In the end, he fell in with the Bristols, ended the flow of cash from his blocks to the Whites, and performed menial services. His call to greater action, and the eventual end of his criminal career, came when he was ordered to murder the husband of a cousin, Ellis Prosnicki, who was suspected of being a police informant.

 

DeGraffenreid shot Prosnicki in an alley off Delft Avenue and was arrested within forty-eight hours on the evidence of several eyewitnesses after they were assured by Bristol thugs that they would not be subject to retribution. DeGraffenreid was convicted and thus ends his story for our purposes.

 

Dipping his pen into a well of green ink, Van Vossen took out a fresh sheet of paper.
The case of Ross Carmargue,
he wrote,
who was running prostitutes on DeGraffenreid’s blocks, confirmed that Prosnicki had received money from the police in exchange for information. However, Prosnicki’s informing did not, ironically, extend to the books being run out of several Bristol-associated restaurants, the transgression of which he actually stood accused.

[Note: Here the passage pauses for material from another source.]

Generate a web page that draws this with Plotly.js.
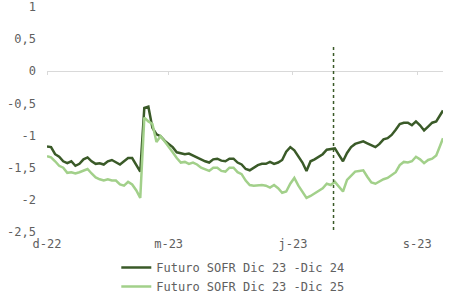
<!DOCTYPE html>
<html>
<head>
<meta charset="utf-8">
<script src="https://cdn.plot.ly/plotly-3.0.1.min.js"></script>
<style>
  html, body { margin: 0; padding: 0; background: #ffffff; }
  #chart { width: 465px; height: 300px; }
</style>
</head>
<body>
<div id="chart"></div>
<script>
const dates = [
  '2022-12-01','2022-12-04','2022-12-07','2022-12-10','2022-12-13','2022-12-16','2022-12-19','2022-12-22','2022-12-25','2022-12-28','2022-12-31',
  '2023-01-03','2023-01-06','2023-01-09','2023-01-12','2023-01-15','2023-01-18','2023-01-21','2023-01-24','2023-01-27','2023-01-30',
  '2023-02-02','2023-02-05','2023-02-08','2023-02-11','2023-02-14','2023-02-17','2023-02-20','2023-02-23','2023-02-26',
  '2023-03-01','2023-03-04','2023-03-07','2023-03-10','2023-03-13','2023-03-16','2023-03-19','2023-03-22','2023-03-25','2023-03-28','2023-03-31',
  '2023-04-03','2023-04-06','2023-04-09','2023-04-12','2023-04-15','2023-04-18','2023-04-21','2023-04-24','2023-04-27','2023-04-30',
  '2023-05-03','2023-05-06','2023-05-09','2023-05-12','2023-05-15','2023-05-18','2023-05-21','2023-05-24','2023-05-27','2023-05-30',
  '2023-06-02','2023-06-05','2023-06-08','2023-06-11','2023-06-14','2023-06-17','2023-06-20','2023-06-23','2023-06-26','2023-06-29',
  '2023-07-02','2023-07-05','2023-07-08','2023-07-11','2023-07-14','2023-07-17','2023-07-20','2023-07-23','2023-07-26','2023-07-29',
  '2023-08-01','2023-08-04','2023-08-07','2023-08-10','2023-08-13','2023-08-16','2023-08-19','2023-08-22','2023-08-25','2023-08-28','2023-08-31',
  '2023-09-03','2023-09-06','2023-09-09','2023-09-12','2023-09-15','2023-09-18','2023-09-20'
];

const sofrDic24 = [
  -1.17,-1.18,-1.29,-1.33,-1.40,-1.43,-1.40,-1.47,-1.44,-1.37,-1.34,
  -1.40,-1.44,-1.43,-1.45,-1.40,-1.38,-1.41,-1.45,-1.40,-1.35,
  -1.35,-1.45,-1.56,-0.57,-0.55,-0.88,-0.98,-1.01,-1.08,
  -1.13,-1.18,-1.26,-1.27,-1.29,-1.28,-1.31,-1.35,-1.38,-1.40,-1.42,
  -1.37,-1.36,-1.39,-1.40,-1.36,-1.36,-1.42,-1.45,-1.52,-1.54,
  -1.50,-1.46,-1.44,-1.44,-1.41,-1.44,-1.42,-1.38,-1.25,-1.18,
  -1.23,-1.32,-1.42,-1.55,-1.40,-1.37,-1.33,-1.29,-1.22,-1.21,
  -1.20,-1.30,-1.40,-1.27,-1.18,-1.13,-1.11,-1.09,-1.12,-1.15,
  -1.18,-1.13,-1.06,-1.04,-0.99,-0.91,-0.82,-0.80,-0.80,-0.84,-0.78,
  -0.84,-0.92,-0.86,-0.80,-0.78,-0.68,-0.61
];

const sofrDic25 = [
  -1.32,-1.34,-1.40,-1.47,-1.50,-1.58,-1.57,-1.59,-1.57,-1.54,-1.52,
  -1.59,-1.65,-1.68,-1.70,-1.68,-1.70,-1.70,-1.76,-1.78,-1.72,
  -1.76,-1.85,-1.97,-0.72,-0.78,-0.82,-1.10,-1.01,-1.09,
  -1.17,-1.26,-1.35,-1.42,-1.41,-1.44,-1.42,-1.45,-1.50,-1.53,-1.55,
  -1.50,-1.50,-1.55,-1.56,-1.50,-1.50,-1.57,-1.60,-1.70,-1.77,
  -1.78,-1.77,-1.77,-1.78,-1.81,-1.77,-1.82,-1.89,-1.87,-1.75,
  -1.66,-1.78,-1.87,-1.97,-1.94,-1.90,-1.86,-1.82,-1.75,-1.77,
  -1.72,-1.80,-1.87,-1.69,-1.62,-1.56,-1.55,-1.54,-1.64,-1.73,
  -1.75,-1.71,-1.68,-1.66,-1.62,-1.57,-1.46,-1.41,-1.42,-1.40,-1.33,
  -1.37,-1.43,-1.38,-1.36,-1.31,-1.15,-1.04
];

const seriesNames = ['Futuro SOFR Dic 23 -Dic 24', 'Futuro SOFR Dic 23 -Dic 25'];
const xTickVals = ['2022-12-01', '2023-03-01', '2023-06-01', '2023-09-01'];
const xTickText = ['d-22', 'm-23', 'j-23', 's-23'];
const yTickVals = [1, 0.5, 0, -0.5, -1, -1.5, -2, -2.5];
const yTickText = ['1', '0,5', '0', '-0,5', '-1', '-1,5', '-2', '-2,5'];
const markerDate = '2023-07-01';

const FONT = 'DejaVu Sans Mono, monospace';
const darkGreen = '#3a5a28';
const lightGreen = '#a2d08a';
const textGray = '#606060';

const yRange = [-2.547, 1.047];

const traces = [
  { x: dates, y: sofrDic24, type: 'scatter', mode: 'lines', name: seriesNames[0],
    line: { color: darkGreen, width: 2.5 } },
  { x: dates, y: sofrDic25, type: 'scatter', mode: 'lines', name: seriesNames[1],
    line: { color: lightGreen, width: 2.5 } },
  { x: [dates[0], dates[dates.length - 1]], y: [0, 0], xaxis: 'x2', yaxis: 'y',
    mode: 'lines', line: { width: 0 }, showlegend: false, hoverinfo: 'skip' }
];

const layout = {
  width: 465, height: 300,
  margin: { l: 47, r: 22, t: 4, b: 65, autoexpand: false },
  paper_bgcolor: '#ffffff', plot_bgcolor: '#ffffff',
  font: { family: FONT, size: 12, color: textGray },
  showlegend: true,
  legend: {
    x: 0.175, xanchor: 'left', y: -0.078, yanchor: 'top',
    font: { family: FONT, size: 12, color: textGray },
    bgcolor: 'rgba(0,0,0,0)', tracegroupgap: 0
  },
  xaxis: {
    type: 'date', range: ['2022-12-01', '2023-09-20'],
    tickvals: xTickVals, ticktext: xTickText,
    showgrid: false, zeroline: false, showline: false, ticks: '',
    ticklabelstandoff: 0, automargin: false, ticklabeloverflow: 'allow',
    tickfont: { family: FONT, size: 12, color: textGray }
  },
  xaxis2: {
    type: 'date', range: ['2022-12-01', '2023-09-20'],
    overlaying: 'x', anchor: 'free',
    position: (0 - yRange[0]) / (yRange[1] - yRange[0]), side: 'bottom',
    tickvals: xTickVals, showticklabels: false,
    ticks: 'outside', ticklen: 3, tickcolor: '#d9d9d9', tickwidth: 1,
    showgrid: false, zeroline: false, showline: false
  },
  yaxis: {
    range: yRange, tickvals: yTickVals, ticktext: yTickText,
    showgrid: false, zeroline: true, zerolinecolor: '#d9d9d9', zerolinewidth: 1,
    showline: false, ticks: '', ticklabelstandoff: 10, automargin: false,
    ticklabeloverflow: 'allow',
    tickfont: { family: FONT, size: 12, color: textGray }
  },
  shapes: [{
    type: 'line', xref: 'x', yref: 'y',
    x0: markerDate, x1: markerDate, y0: -2.47, y1: 0.42,
    line: { color: darkGreen, width: 1.5, dash: 'dot' }
  }]
};

Plotly.newPlot('chart', traces, layout, { displayModeBar: false, staticPlot: true });
</script>
</body>
</html>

Finishing this, Van Vossen marked the appropriate sentence with a footnote and put away his work for the night.

CHAPTER SEVENTEEN

Puskis returned to work to find three full pages of file requests. In a deviation from his normal routine, he spent several minutes reordering the slips so that he could make a single, efficient trip to fulfill the requests; he wanted some time between completing this round and the next that would surely come in the midmorning. The second bombing would increase the force’s work exponentially.

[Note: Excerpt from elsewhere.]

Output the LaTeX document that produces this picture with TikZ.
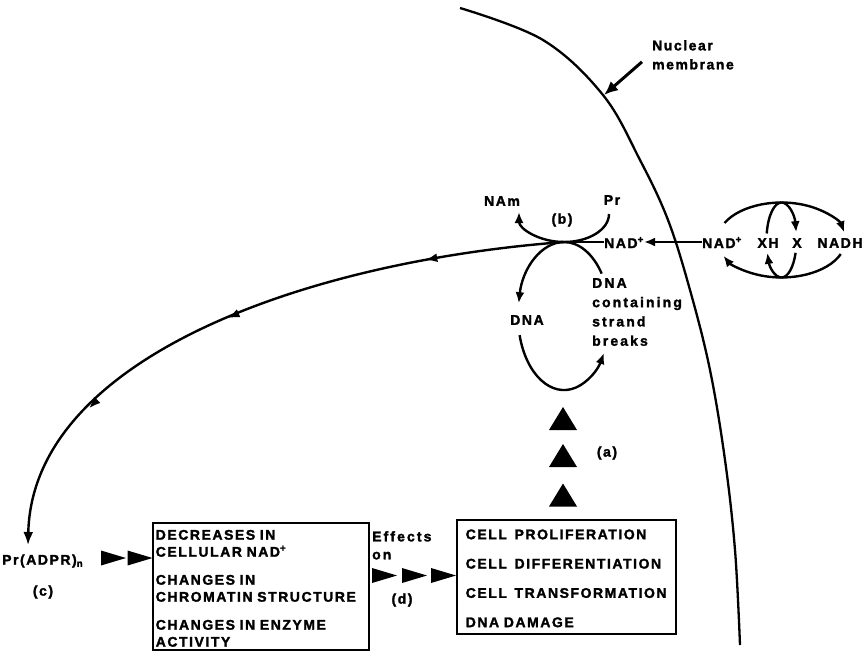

As he began his circuit, pushing the squeaking cart before him, he thought about the sensation of fear that he had experienced the previous night. Fear. In his twenty-seven years at the Vaults, he had not once felt fear. Anxiety, pressure, fatigue—all disagreeable states, to be sure—had visited him at one time or another. But never fear. Even now, with the experience so recent, he found he could not summon up the actual feeling, could not remember precisely what it had felt like. This may have been why the blood-etched warning to desist had little effect on him. If anything, it only served to drive him forward.

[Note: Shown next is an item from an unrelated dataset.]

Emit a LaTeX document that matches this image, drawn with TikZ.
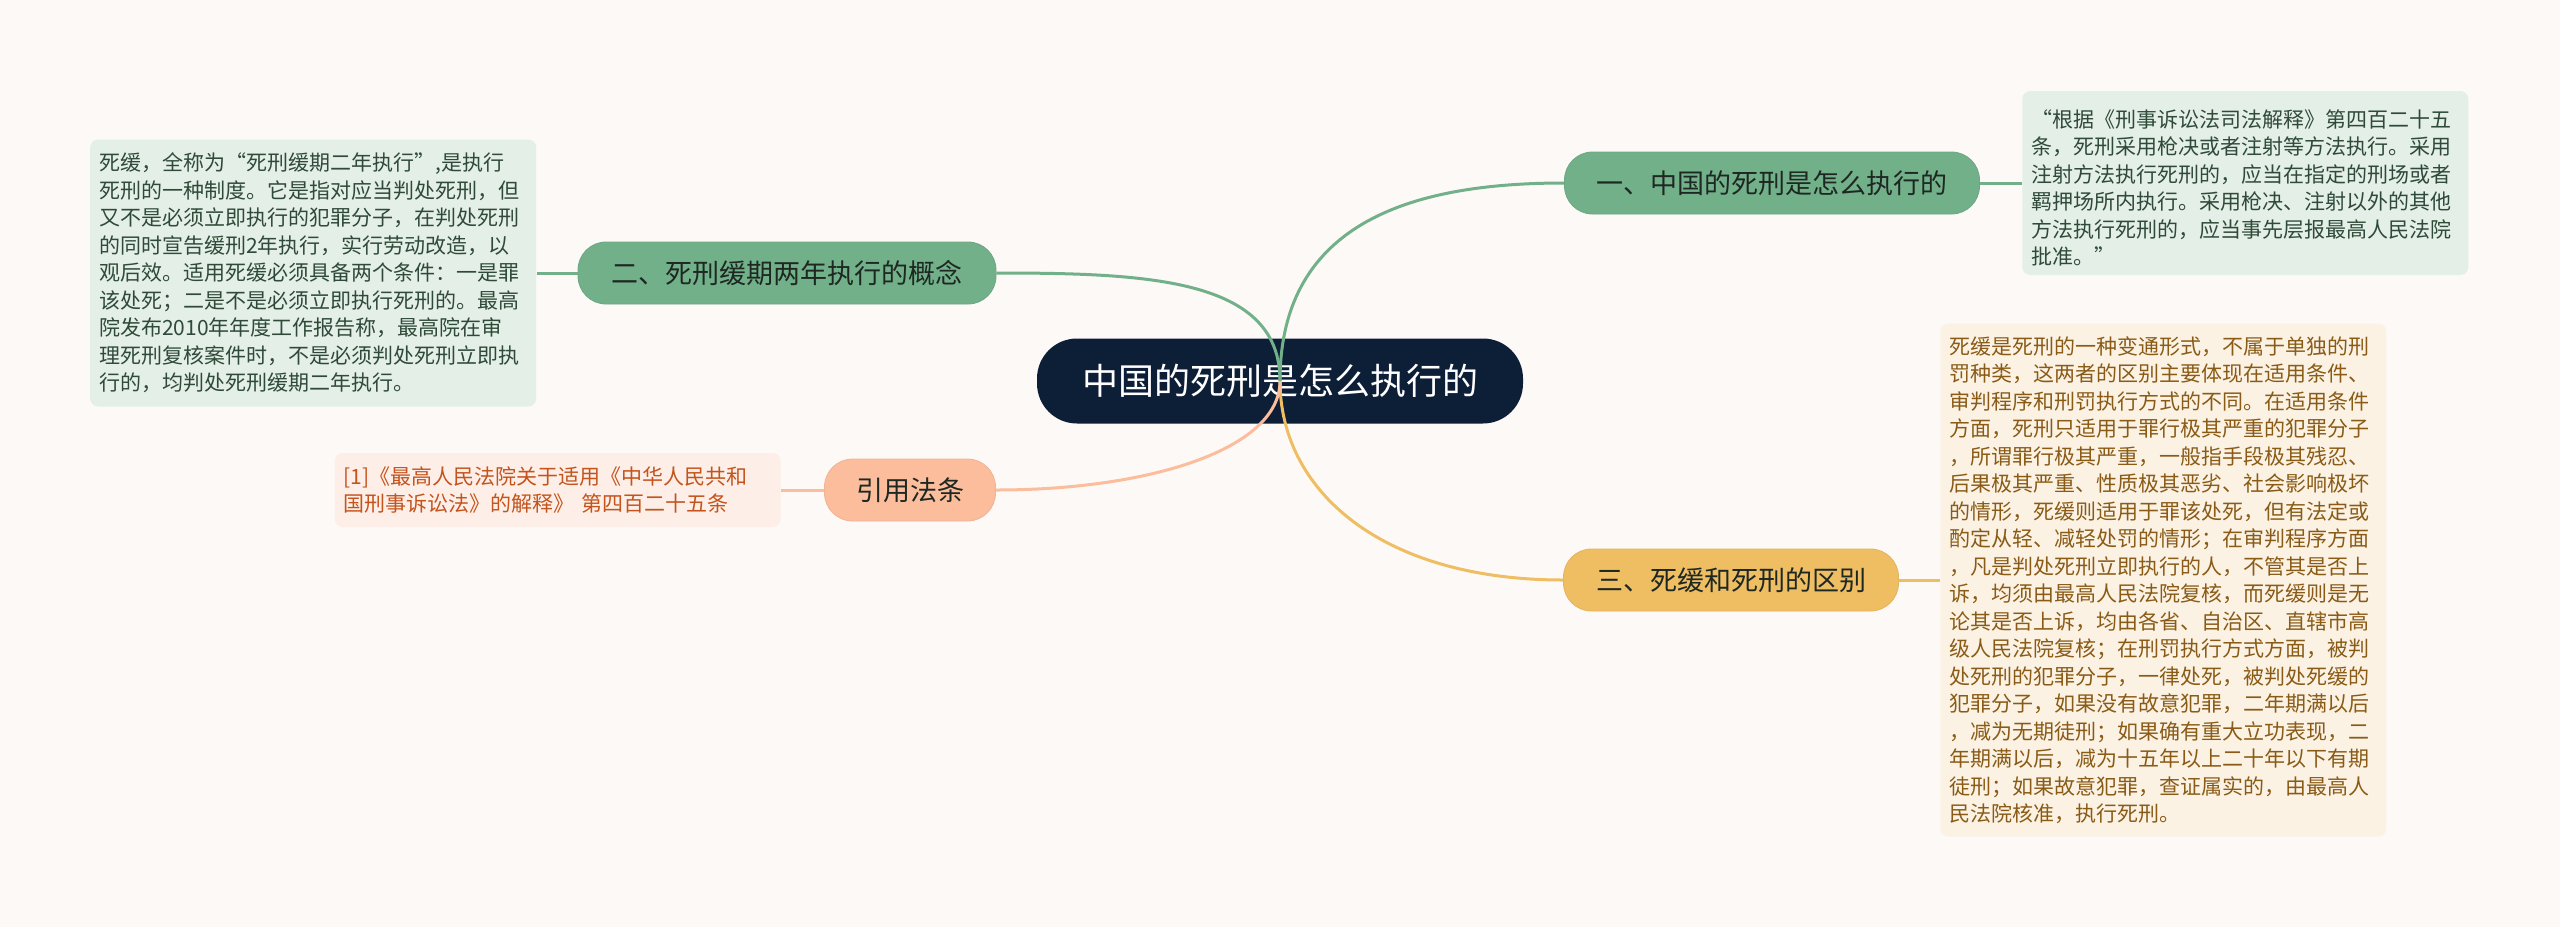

Having collected the files, Puskis returned to his desk to reorder them in the sequence in which they had been requested. This done, he placed the lot in a box labeled
OUTGOING
and returned to the shelf holding C4583R series, subseries A132, where he had earlier that morning returned the two DeGraffenreid files. Removing the DeGraffenreid file that contained the picture of the real DeGraffenreid, he placed it into the wire cart and headed to the southeast corner of the Vaults, where institutional records were kept.

Unlike the files—which were full of loose sheets of paper and were constantly added to—the institutional records were hardbound tomes that served as official records of criminal-justice activity in the City. Puskis pulled a heavy, black-leather-bound edition from its shelf. The spine read, in gold inlay,
Criminal Court Verdicts—1927
.

The janitors treated the leather bindings of these books on a rotating basis to ward off any cracking or deterioration, so that the entire southeast
corner smelled of leather and protective oils. Abramowitz had called this area the Stable. Puskis himself had never been in a stable, but assumed that Abramowitz had been correct in his association.

The first half of
Criminal Court Verdicts—1927
was composed of indexes that organized the verdicts by last name of the defendant, last name of the judge, charge against the defendant, City district in which the crime took place, and so forth. The second half of the book was a chronological list of the verdicts, including the charge(s), names of prosecutors, defense lawyers, defendant, judge, courtroom, and any additional minutiae that could be of possible interest. The only pieces of information missing from the listings were the names of jurors, who were kept anonymous for their own protection.